From the first line of the listing below, retype each line up to and including the one with "0, 1, 0, 4, 1]"; pictures stay out.

Task material —
Begin

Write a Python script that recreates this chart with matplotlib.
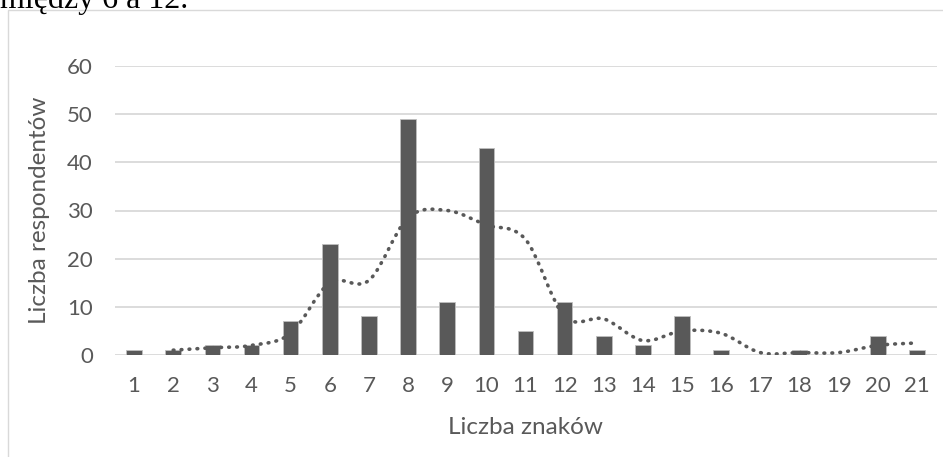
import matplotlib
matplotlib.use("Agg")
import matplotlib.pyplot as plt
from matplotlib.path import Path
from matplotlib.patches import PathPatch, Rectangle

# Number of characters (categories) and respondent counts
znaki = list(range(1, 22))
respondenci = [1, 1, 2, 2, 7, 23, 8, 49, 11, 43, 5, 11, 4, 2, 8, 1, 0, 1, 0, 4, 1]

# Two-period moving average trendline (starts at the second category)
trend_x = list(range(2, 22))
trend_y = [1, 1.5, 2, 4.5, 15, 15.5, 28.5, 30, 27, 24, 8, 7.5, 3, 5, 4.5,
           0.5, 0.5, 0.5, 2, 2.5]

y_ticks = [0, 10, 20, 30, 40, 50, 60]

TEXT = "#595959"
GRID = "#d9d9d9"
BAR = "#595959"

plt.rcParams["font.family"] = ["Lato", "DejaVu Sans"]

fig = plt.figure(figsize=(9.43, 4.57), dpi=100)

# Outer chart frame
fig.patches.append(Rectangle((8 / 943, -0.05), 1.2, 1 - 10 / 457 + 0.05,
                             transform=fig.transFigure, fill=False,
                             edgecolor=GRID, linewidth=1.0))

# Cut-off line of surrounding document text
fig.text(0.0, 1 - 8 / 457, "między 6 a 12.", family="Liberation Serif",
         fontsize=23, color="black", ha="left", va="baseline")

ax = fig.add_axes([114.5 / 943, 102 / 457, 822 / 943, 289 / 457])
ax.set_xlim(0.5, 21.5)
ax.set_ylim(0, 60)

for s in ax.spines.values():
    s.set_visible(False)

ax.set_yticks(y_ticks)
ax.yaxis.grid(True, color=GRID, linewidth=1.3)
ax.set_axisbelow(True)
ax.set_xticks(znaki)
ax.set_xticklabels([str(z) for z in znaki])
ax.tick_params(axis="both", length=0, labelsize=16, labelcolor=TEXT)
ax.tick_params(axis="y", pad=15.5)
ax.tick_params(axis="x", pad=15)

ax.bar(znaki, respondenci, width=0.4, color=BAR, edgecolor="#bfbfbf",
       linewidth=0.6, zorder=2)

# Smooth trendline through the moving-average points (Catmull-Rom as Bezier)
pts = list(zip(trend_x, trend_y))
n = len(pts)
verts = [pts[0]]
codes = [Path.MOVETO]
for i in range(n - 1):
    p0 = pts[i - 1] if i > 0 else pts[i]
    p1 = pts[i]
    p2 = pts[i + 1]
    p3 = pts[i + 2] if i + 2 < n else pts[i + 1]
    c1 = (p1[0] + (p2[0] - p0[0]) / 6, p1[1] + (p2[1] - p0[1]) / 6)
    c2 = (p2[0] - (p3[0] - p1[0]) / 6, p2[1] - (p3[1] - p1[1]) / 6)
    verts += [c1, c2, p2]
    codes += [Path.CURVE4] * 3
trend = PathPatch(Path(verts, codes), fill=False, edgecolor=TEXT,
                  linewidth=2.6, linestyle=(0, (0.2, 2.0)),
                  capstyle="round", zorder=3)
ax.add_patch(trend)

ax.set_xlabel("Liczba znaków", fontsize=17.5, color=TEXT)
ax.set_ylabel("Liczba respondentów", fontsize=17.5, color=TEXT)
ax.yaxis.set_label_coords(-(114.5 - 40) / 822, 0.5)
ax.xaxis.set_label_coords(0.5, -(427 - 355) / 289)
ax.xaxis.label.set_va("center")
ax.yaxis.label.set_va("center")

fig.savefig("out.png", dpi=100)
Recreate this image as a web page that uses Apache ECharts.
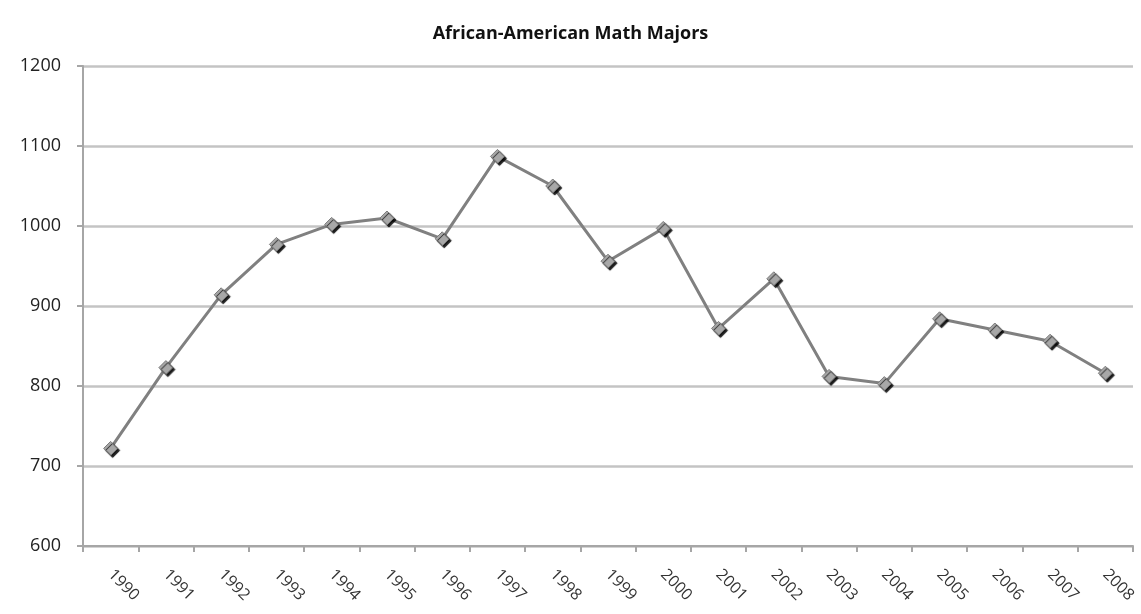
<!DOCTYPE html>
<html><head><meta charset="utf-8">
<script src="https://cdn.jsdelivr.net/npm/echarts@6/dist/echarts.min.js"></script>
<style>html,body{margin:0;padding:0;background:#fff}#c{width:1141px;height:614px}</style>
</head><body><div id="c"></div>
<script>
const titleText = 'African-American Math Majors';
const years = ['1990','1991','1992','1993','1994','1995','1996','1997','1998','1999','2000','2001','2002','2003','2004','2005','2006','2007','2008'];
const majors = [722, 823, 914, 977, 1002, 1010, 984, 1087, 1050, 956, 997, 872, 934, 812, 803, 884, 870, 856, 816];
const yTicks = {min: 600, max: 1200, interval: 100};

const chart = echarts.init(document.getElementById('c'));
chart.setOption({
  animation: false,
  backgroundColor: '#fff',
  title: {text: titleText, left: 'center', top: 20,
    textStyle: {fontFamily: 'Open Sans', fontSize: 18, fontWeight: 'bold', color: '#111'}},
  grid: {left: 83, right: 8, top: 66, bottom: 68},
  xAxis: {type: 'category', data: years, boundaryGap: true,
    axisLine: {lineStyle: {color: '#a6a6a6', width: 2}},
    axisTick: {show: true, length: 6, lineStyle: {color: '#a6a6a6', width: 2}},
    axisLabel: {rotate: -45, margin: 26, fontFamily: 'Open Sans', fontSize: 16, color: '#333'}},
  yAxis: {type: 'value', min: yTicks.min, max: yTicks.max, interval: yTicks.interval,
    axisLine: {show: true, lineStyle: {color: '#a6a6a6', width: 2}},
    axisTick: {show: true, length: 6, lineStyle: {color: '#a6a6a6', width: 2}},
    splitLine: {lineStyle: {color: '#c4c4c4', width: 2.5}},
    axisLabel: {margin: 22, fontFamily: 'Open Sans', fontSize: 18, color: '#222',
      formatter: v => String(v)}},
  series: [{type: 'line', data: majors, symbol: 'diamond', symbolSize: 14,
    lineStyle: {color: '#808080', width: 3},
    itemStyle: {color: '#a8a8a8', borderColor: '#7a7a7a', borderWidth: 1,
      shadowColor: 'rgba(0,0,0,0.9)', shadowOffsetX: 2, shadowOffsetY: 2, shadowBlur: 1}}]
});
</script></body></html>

End

Finished answer —
Write a Python script that recreates this chart with matplotlib.
import matplotlib
matplotlib.use("Agg")
import matplotlib.pyplot as plt
from matplotlib.path import Path
from matplotlib.patches import PathPatch, Rectangle

# Number of characters (categories) and respondent counts
znaki = list(range(1, 22))
respondenci = [1, 1, 2, 2, 7, 23, 8, 49, 11, 43, 5, 11, 4, 2, 8, 1, 0, 1, 0, 4, 1]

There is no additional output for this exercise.